Continued imports of pulses -- even when prices are down -- have added to farmers' woes. The government has not been quick enough to react to market movements. An export ban was introduced in 2006, when prices of pulses were rising, but the restriction has not been removed in spite of rising output. Only lentils and a variety of gram flour (made from ground chickpeas) can be exported. India has been equally slow to react in the pigeon pea market, imposing a 10% import duty only in late March.
Furthermore, uncertainties created by the implementation of a goods and services tax led traders to offload stocks ahead of the July 1 start date. Most raw farm produce will not be taxed, but so-called "branded" goods will face a 5% GST, and processed food items will attract a tax of 5-18%. Confusion about the different rates, and the paperwork involved, encouraged traders to offload stocks so they could start afresh in July.

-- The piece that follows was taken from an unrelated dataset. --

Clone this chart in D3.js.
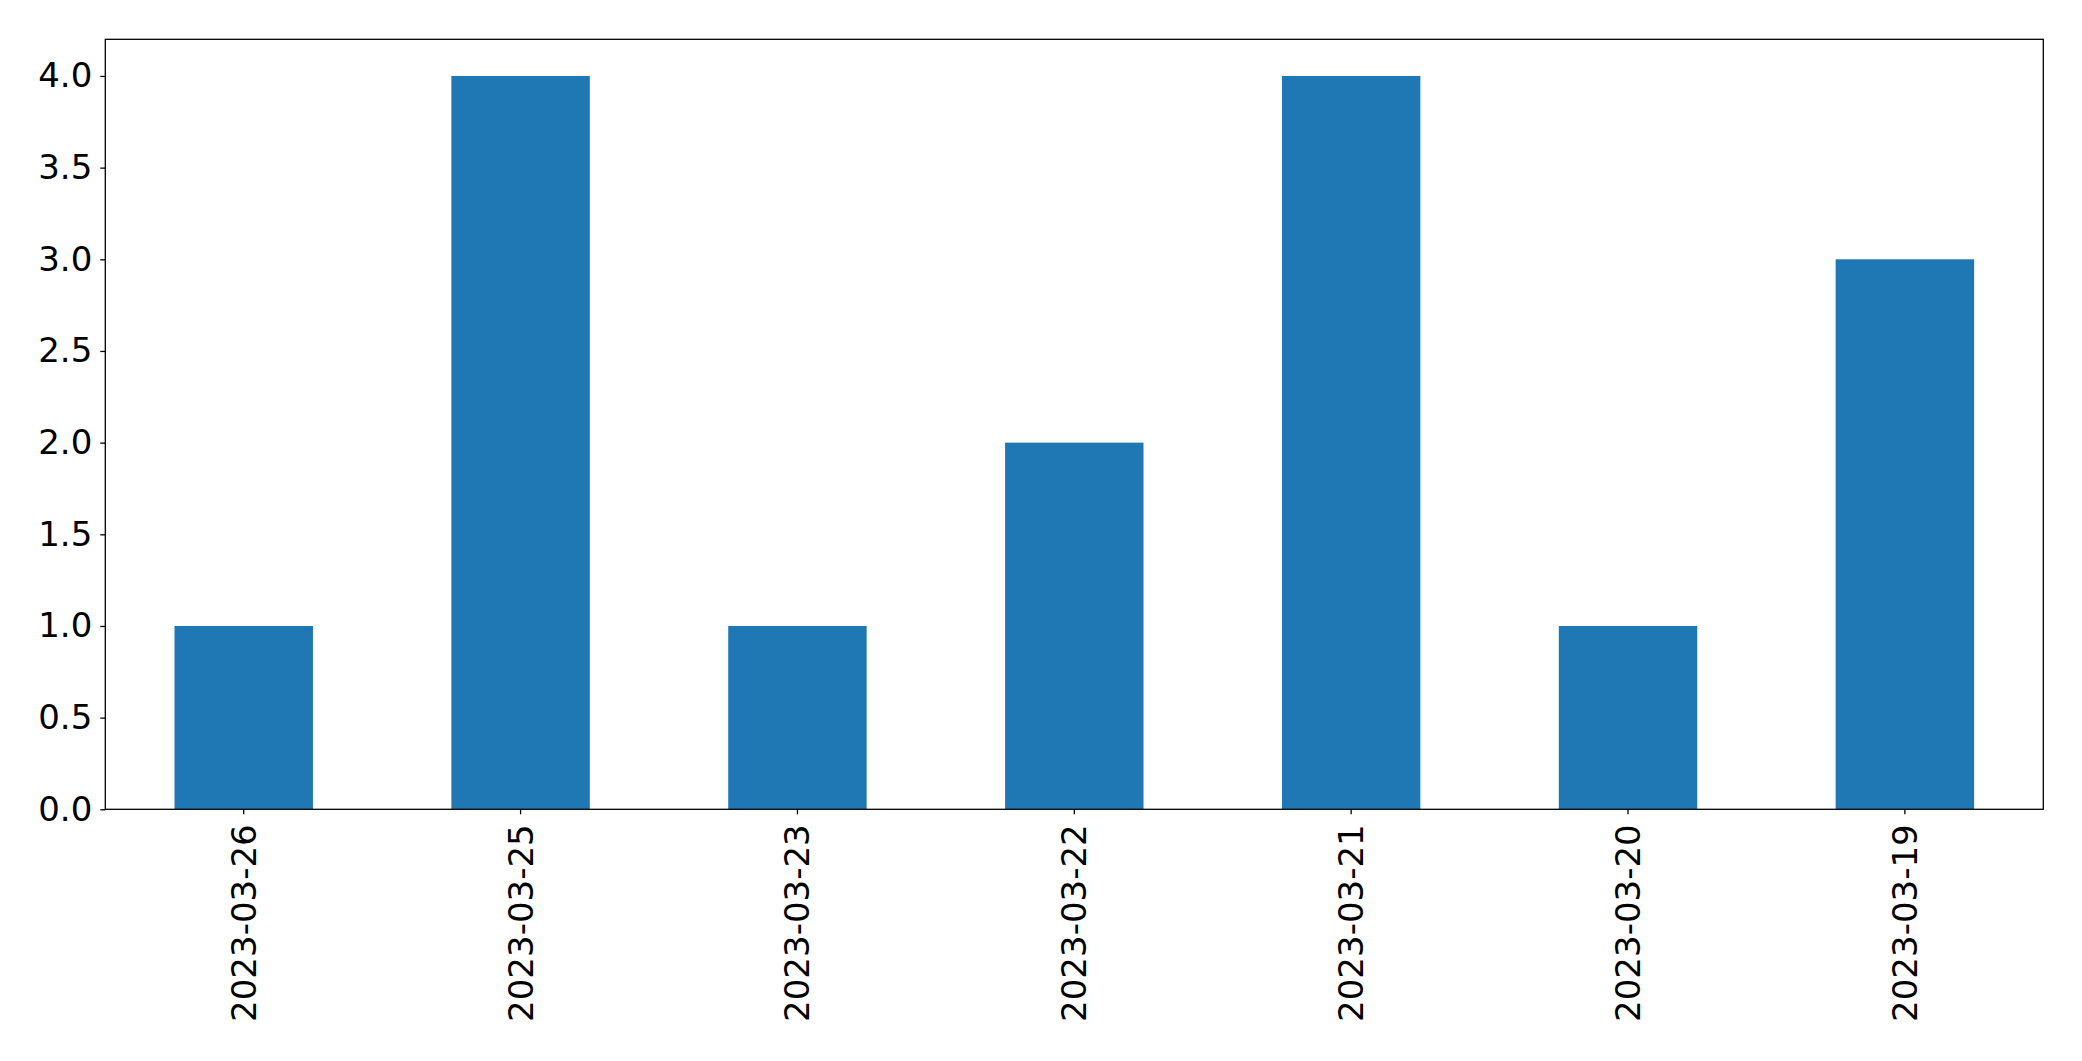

Arresting the slide in farm produce prices is one way to ease problems in the sector, but raising import duties and relaxing export bans will not be enough. India must also educate farmers about how much to produce.
SUSTAINABLE SOLUTION Raising minimum support prices does not work, except for wheat and rice, which are purchased only by the federal government. MSPs for other crops amount to empty promises, since they are not backed by effective procurement support. Nonetheless, farmers have bought those promises and as a result have over-produced. The long-term solution to India's farm sector mess is to raise productivity, which has been increasing but is still below optimal levels for most crops.
Fixing this problem would allow the farm sector to maintain financial viability even at low prices, but it would require determined action in three areas: providing extensive irrigation infrastructure to reduce dependence on monsoon rains; freeing up the leasing of farmland, so that smallholdings can be consolidated into larger ones by investors who can make long-term investments; and implementing a new approach to the use of fertilizers. Urea, a chemical fertilizer whose price is controlled, is overused because it is cheaper than non-urea fertilizers such as phosphates. Such unbalanced fertilizer use is not good for soil health and productivity.
Ministers also need to relax restrictions on futures trading and exports. Deepening futures trading in agricultural commodities would help both buyers and sellers to hedge risks and would set prices in advance, allowing all parties to manage their books more efficiently.
Similarly, greater freedom in agricultural trading for major retailers would lead to more competition and improve post-harvest distribution and sales infrastructure, helping to develop cold chains and encouraging the processing of produce with less waste. All these things would help to limit price fluctuations.
The expansion of comprehensive crop insurance would provide income protection from losses arising from crop failures as a result of natural disasters, which sometimes drive farmers into indebtedness. Animal husbandry should be promoted to reduce farmers' dependency on crops and to provide a supplementary source of income.
State governments need to make genuine efforts to dismantle archaic agricultural produce marketing committees, which prohibit interstate movement of farm produce, and integrate local markets into a nationwide common market on an electronic platform.
Such a program would call for gutsy leadership from New Delhi, and for state capitals to take on local vested interests opposed to these sensible and much-needed reforms.
Prerna Sharma is vice president and head of agriculture, food and retail at Biznomics Consulting, a research and policy advocacy specialist in Mumbai.